The US found a surprisingly effective lever against Iran-backed militias in Iraq: turn off the money printer. Or more precisely, stop the pallets of cash from leaving the Federal Reserve Bank of New York.
The Trump administration blocked approximately $500 million in physical dollar shipments to Iraq in late April 2026, a move designed to choke off funding channels used by armed groups like the Popular Mobilization Forces. Iraq, facing the prospect of a cash-starved economy, agreed to stop transferring dollars to those militia networks.
How dollars become bullets
Here’s how the pipeline works. Iraq earns billions from oil exports, and those revenues are held in accounts at the New York Fed. Physical cash shipments, literal planeloads of dollars, get flown to Baghdad to meet domestic demand for hard currency. The problem is that a meaningful chunk of those dollars has historically been siphoned off by militia-linked networks and smuggled to Iran or used to fund armed operations.
The April 2026 blockage was triggered by an escalation in militia attacks on US interests that began in late February 2026. Hundreds of attacks pushed Washington past its tolerance threshold. Rather than responding with airstrikes alone, the administration reached for the financial toolkit.
The cash freeze was paired with a partial pause in security cooperation programs, signaling that Washington was willing to let the bilateral relationship deteriorate if Baghdad didn’t act on militia financing.
Electronic transfers for legitimate trade were left untouched. Iraqi businesses importing goods could still access dollars through the banking system. The squeeze was targeted specifically at physical cash, which is harder to trace and easier to divert.
A pattern years in the making
This wasn’t Washington’s first attempt to use financial pressure against militia networks operating inside Iraq’s economy. Between 2023 and 2024, the US sanctioned over two dozen Iraqi banks that had connections to militia organizations. Those earlier rounds of sanctions targeted institutions suspected of facilitating dollar smuggling or processing payments for armed groups.

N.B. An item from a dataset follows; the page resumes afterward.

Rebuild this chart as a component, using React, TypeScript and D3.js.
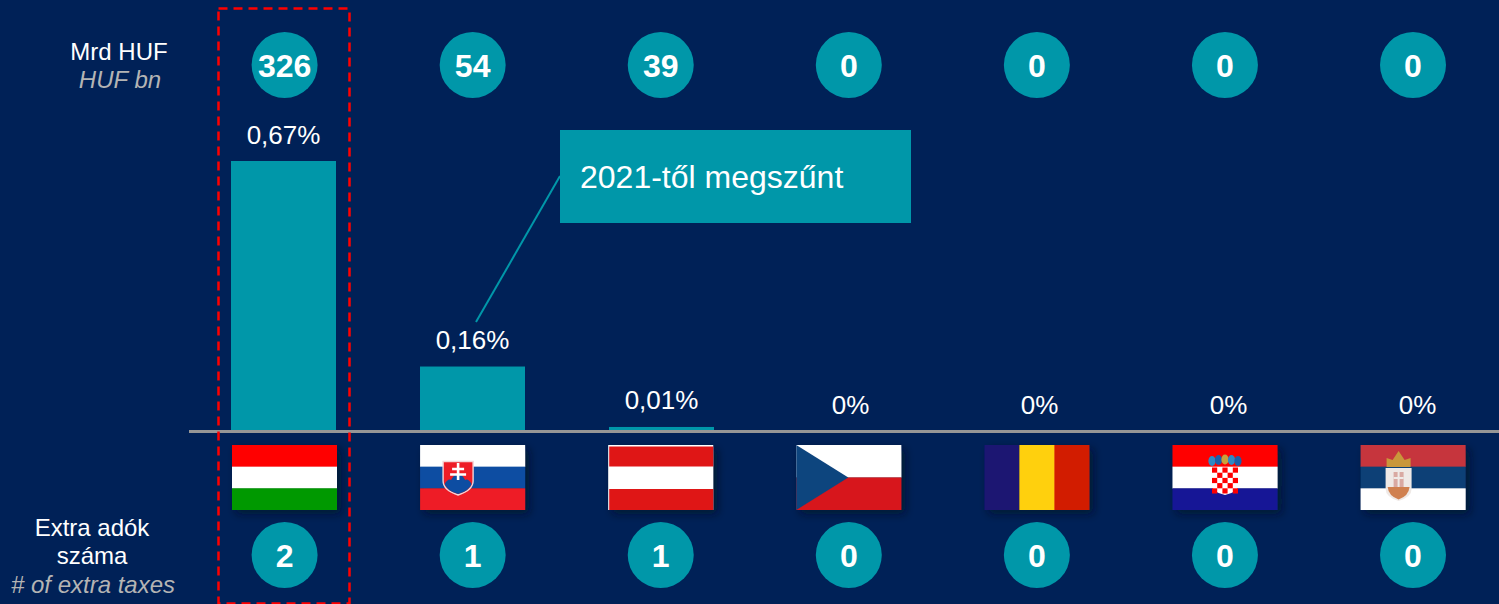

State-owned banks like Rafidain also came under pressure over their role in distributing salaries to PMF members. The Popular Mobilization Forces occupy a strange dual role in Iraqi society: they’re officially part of the state security apparatus, integrated into the Iraqi military structure after the fight against ISIS, but many factions within the PMF maintain loyalty to Tehran rather than Baghdad.
What the resumption tells us
By early July 2026, air shipments of physical dollars to Iraq had partially resumed. That timeline, roughly ten weeks of financial pressure, suggests Baghdad moved relatively quickly to meet US demands.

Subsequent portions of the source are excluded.